According to Rowland, Piazza alleged that although ASDs — and “comparable salaried employees with different titles” — are classified as management, they nonetheless spend most of their working hours performing the same duties as employees who qualify for overtime pay, such as direct customer interaction, register duty, inventory, shelving and displays, and cleaning.

Unlike managers, Piazza said, ASDs don’t have significant independent discretion or judgment, and aren’t “responsible for hiring, firing, making employment-related recommendations, scheduling or disciplining employees,” Rowland wrote. Still, Piazza said she works 50-60 hours a week without getting any overtime pay.

Piazza said a class action is appropriate based on her experience working at four Jewel store locations. She alleged the violations are enumerated in corporate policies and procedures.

New Albertsons moved for dismissal, arguing Piazza failed to allege it, as a corporate entity, is her employer, depriving her of standing in federal court. The company also said she failed to properly state her claim. Rowland said both challenges turn on Piazza’s FLSA allegations and how that law defines the employee-employer relationship.

“It is undisputed that an employee may have more than one employer,” Rowland wrote. “Indeed, federal regulations contemplate that entities that share common control over an employee may be deemed ‘joint employers’ under the FLSA.”

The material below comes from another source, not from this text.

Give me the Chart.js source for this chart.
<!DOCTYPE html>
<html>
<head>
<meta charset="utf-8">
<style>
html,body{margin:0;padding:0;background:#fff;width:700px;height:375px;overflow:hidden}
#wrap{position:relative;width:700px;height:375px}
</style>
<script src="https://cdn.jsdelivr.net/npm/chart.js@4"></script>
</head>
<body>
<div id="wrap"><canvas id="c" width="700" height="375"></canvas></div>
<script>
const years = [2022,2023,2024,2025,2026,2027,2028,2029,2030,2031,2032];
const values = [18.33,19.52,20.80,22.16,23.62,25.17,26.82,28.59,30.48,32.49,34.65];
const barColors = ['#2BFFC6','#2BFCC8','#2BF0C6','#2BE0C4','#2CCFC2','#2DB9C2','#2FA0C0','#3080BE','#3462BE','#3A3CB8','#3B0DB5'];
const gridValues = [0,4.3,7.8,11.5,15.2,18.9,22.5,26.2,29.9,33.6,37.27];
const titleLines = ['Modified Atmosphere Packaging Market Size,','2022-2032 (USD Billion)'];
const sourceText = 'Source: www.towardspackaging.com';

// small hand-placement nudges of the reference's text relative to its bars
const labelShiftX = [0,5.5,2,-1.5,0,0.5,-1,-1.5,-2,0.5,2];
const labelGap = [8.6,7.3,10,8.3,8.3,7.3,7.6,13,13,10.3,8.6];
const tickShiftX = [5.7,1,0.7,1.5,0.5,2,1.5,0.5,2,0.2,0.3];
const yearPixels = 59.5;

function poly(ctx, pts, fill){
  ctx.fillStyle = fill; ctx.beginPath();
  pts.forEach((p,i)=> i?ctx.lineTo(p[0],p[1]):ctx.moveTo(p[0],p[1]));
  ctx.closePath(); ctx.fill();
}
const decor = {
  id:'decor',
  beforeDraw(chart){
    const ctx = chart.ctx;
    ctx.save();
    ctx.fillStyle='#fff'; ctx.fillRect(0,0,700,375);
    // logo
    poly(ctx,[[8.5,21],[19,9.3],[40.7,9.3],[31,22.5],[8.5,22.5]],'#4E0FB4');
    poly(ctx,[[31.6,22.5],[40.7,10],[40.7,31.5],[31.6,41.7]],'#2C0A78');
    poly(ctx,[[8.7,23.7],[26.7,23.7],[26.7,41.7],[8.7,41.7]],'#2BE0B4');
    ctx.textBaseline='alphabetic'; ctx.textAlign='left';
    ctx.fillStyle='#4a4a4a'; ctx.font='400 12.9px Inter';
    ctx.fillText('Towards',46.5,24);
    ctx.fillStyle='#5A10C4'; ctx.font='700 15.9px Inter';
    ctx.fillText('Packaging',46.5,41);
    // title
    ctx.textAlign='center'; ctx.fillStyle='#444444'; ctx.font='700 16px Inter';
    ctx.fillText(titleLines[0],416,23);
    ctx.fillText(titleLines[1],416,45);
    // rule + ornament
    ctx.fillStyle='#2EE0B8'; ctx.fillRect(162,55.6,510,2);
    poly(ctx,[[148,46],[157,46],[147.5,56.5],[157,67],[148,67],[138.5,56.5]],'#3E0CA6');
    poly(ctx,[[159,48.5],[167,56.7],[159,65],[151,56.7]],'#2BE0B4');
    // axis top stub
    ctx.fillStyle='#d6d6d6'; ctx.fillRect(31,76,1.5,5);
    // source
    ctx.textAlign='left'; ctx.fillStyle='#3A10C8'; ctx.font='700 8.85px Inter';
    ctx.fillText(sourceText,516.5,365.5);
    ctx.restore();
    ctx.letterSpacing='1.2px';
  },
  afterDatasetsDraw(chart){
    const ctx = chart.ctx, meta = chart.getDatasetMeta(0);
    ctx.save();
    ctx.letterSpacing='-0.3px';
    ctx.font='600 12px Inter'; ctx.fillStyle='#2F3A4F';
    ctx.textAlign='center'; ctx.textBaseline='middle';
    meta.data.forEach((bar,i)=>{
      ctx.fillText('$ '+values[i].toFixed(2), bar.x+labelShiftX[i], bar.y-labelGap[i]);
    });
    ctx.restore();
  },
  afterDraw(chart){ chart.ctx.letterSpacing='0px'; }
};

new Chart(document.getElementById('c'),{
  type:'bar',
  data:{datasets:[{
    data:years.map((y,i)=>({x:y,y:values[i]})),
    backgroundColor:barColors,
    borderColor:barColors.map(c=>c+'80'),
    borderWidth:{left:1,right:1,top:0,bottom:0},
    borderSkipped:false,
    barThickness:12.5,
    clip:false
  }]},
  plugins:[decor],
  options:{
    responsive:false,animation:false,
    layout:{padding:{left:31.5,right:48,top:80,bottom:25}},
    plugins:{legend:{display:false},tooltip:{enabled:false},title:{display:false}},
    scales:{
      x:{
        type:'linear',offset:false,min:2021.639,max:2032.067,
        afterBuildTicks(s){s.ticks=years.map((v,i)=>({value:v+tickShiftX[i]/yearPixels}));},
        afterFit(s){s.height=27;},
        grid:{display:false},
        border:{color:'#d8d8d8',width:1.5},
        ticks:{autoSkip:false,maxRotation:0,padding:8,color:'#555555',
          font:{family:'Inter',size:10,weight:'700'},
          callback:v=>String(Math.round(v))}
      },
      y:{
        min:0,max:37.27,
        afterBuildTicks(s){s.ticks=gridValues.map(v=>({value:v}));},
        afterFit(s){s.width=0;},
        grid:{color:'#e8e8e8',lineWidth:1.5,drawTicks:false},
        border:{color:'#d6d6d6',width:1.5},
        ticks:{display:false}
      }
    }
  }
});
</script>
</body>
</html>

Although New Albertsons maintained it had no direct control over Piazza’s working environment, Rowland agreed with Piazza that dismissal is inappropriate before discovery and that “determination of whether entities are joint employers should be left" for later stages in the proceedings.

In her motion for conditional class certification, Piazza included a letter from Jewel-Osco offering her the job, noting it included language about participation in a New Albertsons retirement plan. Rowland said that establishes the entity “maintained business records and a benefit program for Jewel-Osco employees.” She denied the motion to dismiss without prejudice.

In opposing certification, the defendants argued Piazza didn’t adequately allege a common policy that violated the laws in question, or that there are similarly situated employees. However, Rowland noted Piazza’s materials included four affidavits of other ASDs, “which demonstrates a likely case of misclassification” and satisfying the requirement to make a “modest factual showing” to attain conditional certification. 

Rowland said the same documents are useful in demonstrating similar employee situations, as the employees in question worked at one or more Jewel stores and “they all report that the role of an ASD did not vary significantly from one store to another, and that all stores operated using a common handbook of procedures.”

The defendants countered with 11 affidavits contrasting those Piazza submitted and said the role of an assistant manager varies based on the size and location of each store, or whether an employee works for a Jewel or an Osco.

“They also claim that Piazza and the opt-in plaintiffs were atypical because they either moved from store to store frequently, or did not hold their jobs long enough to take on the managerial duties of an ordinary ASD,” Rowland wrote. “These are quintessential examples of ‘happy camper’ declarations, and the Court need not consider them at this stage in the litigation.”

Since the present motion is only for conditional certification, Rowland said, decisions about which workers’ experiences are more typical should wait until after discovery.

Piazza is represented in the case by attorneys Douglas Werman, Maureen Salas and others with the firm of Werman Salas P.C., of Chicago.

New Albertsons and Jewel are represented by attorney Jennifer L. Schilling and others with the firm of Littler Mendelson, of Chicago.